In a statement, the ministry said the sanctions against Russia had put global stability at risk, a matter Moscow said it and the United States bear particular responsibility for.
"We have already shown that we are not going to leave hostile acts unanswered... and we obviously reserve the right to take retaliatory measures," it said.
The ministry also urged the US to "get rid of its illusions and understand that no threat or pressure will force Russia to change its policy or sacrifice its national interests".
Russia remains "open to cooperation with the United States in areas considered useful to Moscow and to international security, particularly regarding regional conflicts," it said, in an apparent reference to Syria.
But such collaboration will only be fruitful if "politicians in Washington stop looking at the world through their exclusively American prism," the statement added.
Earlier, Donald Trump grudgingly signed what he called a “seriously flawed” package of sanctions against Russia on Wednesday, bowing for the moment to resistance from both parties to his push for warmer ties with Moscow.
Trump signed the most significant piece of legislation of his presidency with no public event.
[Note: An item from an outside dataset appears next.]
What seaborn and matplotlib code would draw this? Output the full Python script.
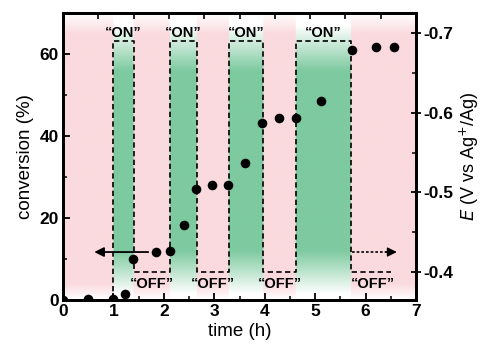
import numpy as np
import pandas as pd
import matplotlib
matplotlib.use("Agg")
import matplotlib.pyplot as plt
import seaborn as sns
from matplotlib.ticker import MultipleLocator, FixedLocator, NullFormatter

# ---------------- data ----------------
time_h = [0.0, 0.5, 1.0, 1.22, 1.39, 1.85, 2.13, 2.39, 2.64, 2.96, 3.28,
          3.61, 3.95, 4.29, 4.62, 5.12, 5.73, 6.21, 6.57]
conversion = [0.0, 0.3, 0.3, 1.5, 10.0, 11.8, 12.0, 18.3, 27.0, 28.0, 28.0,
              33.4, 43.2, 44.4, 44.4, 48.6, 61.0, 61.7, 61.7]

on_start = [1.0, 2.12, 3.29, 4.62]
on_end = [1.40, 2.65, 3.97, 5.71]
off_label_x = [1.77, 2.97, 4.30, 6.15]

pot_t = [1.0, 1.0, 1.40, 1.40, 2.12, 2.12, 2.65, 2.65, 3.29, 3.29,
         3.97, 3.97, 4.62, 4.62, 5.71, 5.71, 6.50]
pot_E = [-0.365, -0.69, -0.69, -0.40, -0.40, -0.69, -0.69, -0.40, -0.40, -0.69,
         -0.69, -0.40, -0.40, -0.69, -0.69, -0.40, -0.40]

left_arrow = [(1.69, 11.7), (0.62, 11.7)]
right_arrow = [(5.73, 11.7), (6.62, 11.7)]

xticks = [0, 1, 2, 3, 4, 5, 6, 7]
yticks = [0, 20, 40, 60]
eticks = [-0.4, -0.5, -0.6, -0.7]

# ---------------- style ----------------
sns.set_theme(style="ticks")
plt.rcParams['font.family'] = ['Liberation Sans', 'DejaVu Sans']
plt.rcParams['axes.unicode_minus'] = False
for k in ('text.color', 'axes.labelcolor', 'xtick.color', 'ytick.color', 'axes.edgecolor'):
    plt.rcParams[k] = 'black'

fig = plt.figure(figsize=(4.86, 3.53), dpi=100)
pos = [63 / 486, 1 - 300 / 353, (416 - 63) / 486, (300 - 13) / 353]

# background gradient axes
bg = fig.add_axes(pos, zorder=0)
xs = np.linspace(0, 7, 1401)
ys = np.linspace(0, 70, 701)
on_mask = np.zeros_like(xs, dtype=bool)
for s, e in zip(on_start, on_end):
    on_mask |= (xs >= s) & (xs <= e)
pink = np.array([250, 218, 222]) / 255.0
green = np.array([126, 202, 160]) / 255.0
fp = np.clip(ys / 4.0, 0, 1) * np.clip((70 - ys) / 5.0, 0, 1)
fg = np.clip((ys - 1.5) / 10.5, 0, 1) * np.clip((67 - ys) / 11.0, 0, 1)
F = np.where(on_mask[None, :], fg[:, None], fp[:, None])
C = np.where(on_mask[None, :, None], green[None, None, :], pink[None, None, :])
img = 1 - F[:, :, None] * (1 - C)
bg.imshow(img, extent=(0, 7, 0, 70), origin='lower', aspect='auto', interpolation='bilinear')
bg.set_xlim(0, 7)
bg.set_ylim(0, 70)
bg.axis('off')

# main axes
ax = fig.add_axes(pos, zorder=2)
ax.patch.set_visible(False)
ax2 = ax.twinx()
ax2.set_zorder(1)
ax2.patch.set_visible(False)

# potential profile
sns.lineplot(x=pot_t, y=pot_E, sort=False, estimator=None, ax=ax2,
             color='black', linewidth=1.2, linestyle=(0, (3.2, 2)))
ax2.set_ylim(-0.365, -0.725)
ax2.yaxis.set_major_locator(FixedLocator(eticks))
ax2.yaxis.set_minor_locator(MultipleLocator(0.05))
ax2.set_yticklabels([f"{v:.1f}" for v in eticks])

# conversion data
df = pd.DataFrame({'time': time_h, 'conversion': conversion})
sns.scatterplot(data=df, x='time', y='conversion', ax=ax, color='black',
                s=48, edgecolor='black', linewidth=0, zorder=5)
ax.set_xlim(0, 7)
ax.set_ylim(0, 70)
ax.set_xticks(xticks)
ax.set_yticks(yticks)
ax.xaxis.set_minor_locator(MultipleLocator(0.5))
ax.yaxis.set_minor_locator(MultipleLocator(10))

# texts
for s, e in zip(on_start, on_end):
    ax.text((s + e) / 2, 65.2, "\u201cON\u201d", ha='center', va='center',
            fontsize=10.5, fontweight='bold')
for xl in off_label_x:
    ax.text(xl, 3.8, "\u201cOFF\u201d", ha='center', va='center',
            fontsize=10.5, fontweight='bold')

# arrows
ax.annotate("", xy=left_arrow[1], xytext=left_arrow[0],
            arrowprops=dict(arrowstyle='-|>', color='black', lw=1.3,
                            mutation_scale=14, shrinkA=0, shrinkB=0))
ax.plot([right_arrow[0][0], right_arrow[1][0] - 0.15],
        [right_arrow[0][1], right_arrow[1][1]], color='black', lw=1.2,
        linestyle=(0, (1.6, 1.2)))
ax.annotate("", xy=right_arrow[1], xytext=(right_arrow[1][0] - 0.2, right_arrow[1][1]),
            arrowprops=dict(arrowstyle='-|>', color='black', lw=1.0,
                            mutation_scale=14, shrinkA=0, shrinkB=0))

# axis labels
ax.set_xlabel("time (h)", fontsize=13.5, labelpad=3)
ax.set_ylabel("conversion (%)", fontsize=13.5, labelpad=4)
ax2.set_ylabel(r"$\it{E}$ (V vs Ag$^{+}$/Ag)", fontsize=13, labelpad=3)

# ticks
for a in (ax, ax2):
    for sp in a.spines.values():
        sp.set_linewidth(2.0)
        sp.set_color('black')
ax.tick_params(axis='both', which='major', direction='in', length=5, width=1.3,
               labelsize=12.5, pad=3, top=False, right=False)
ax.tick_params(axis='both', which='minor', direction='in', length=3, width=1.1,
               top=False, right=False)
ax2.tick_params(axis='y', which='major', direction='inout', length=7, width=1.3,
                labelsize=12.5, pad=2)
ax2.tick_params(axis='y', which='minor', direction='in', length=3, width=1.1)
for lab in ax.get_xticklabels() + ax.get_yticklabels() + ax2.get_yticklabels():
    lab.set_fontweight('bold')

sec = ax.secondary_xaxis('top')
sec.xaxis.set_major_locator(MultipleLocator(0.7))
sec.xaxis.set_major_formatter(NullFormatter())
sec.tick_params(direction='in', length=4, width=1.2)
sec.spines['top'].set_linewidth(2.0)

fig.savefig("out.png", dpi=100)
And he coupled it with a written statement, resentful in tone, that accused Congress of overstepping its constitutional bounds, impeding his ability to negotiate with foreign countries and lacking any ability to strike deals.
While he signed the bill, the President made clear in a statement on Wednesday that he is signing the bill "for the sake of national unity" even though he isn't satisfied with some of its provisions.
"I favour tough measures to punish and deter bad behavior by the rogue regimes in Tehran and Pyongyang. I also support making clear that America will not tolerate interference in our democratic process, and that we will side with our allies and friends against Russian subversion and destabilization," he said.
He added, "Still, the bill remains seriously flawed -- particularly because it encroaches on the executive branch's authority to negotiate."
The bill maintains and expands sanctions against the Russian government. Most importantly, it will require congressional approval before the president can ease or lift sanctions on Russia.
The measure also targets sanctions on Russian activities that undermine US cybersecurity, sanctions on Russian crude oil projects and on certain transactions with foreign sanctions evaders and human rights abusers, among other things.
A day after the Senate passed the new set of sanctions, Russia's Foreign Ministry last Friday announced countermeasures in which it set a September 1 deadline for Washington to reduce the number of diplomatic staff in the country and ordered some US-run facilities in Russia to close.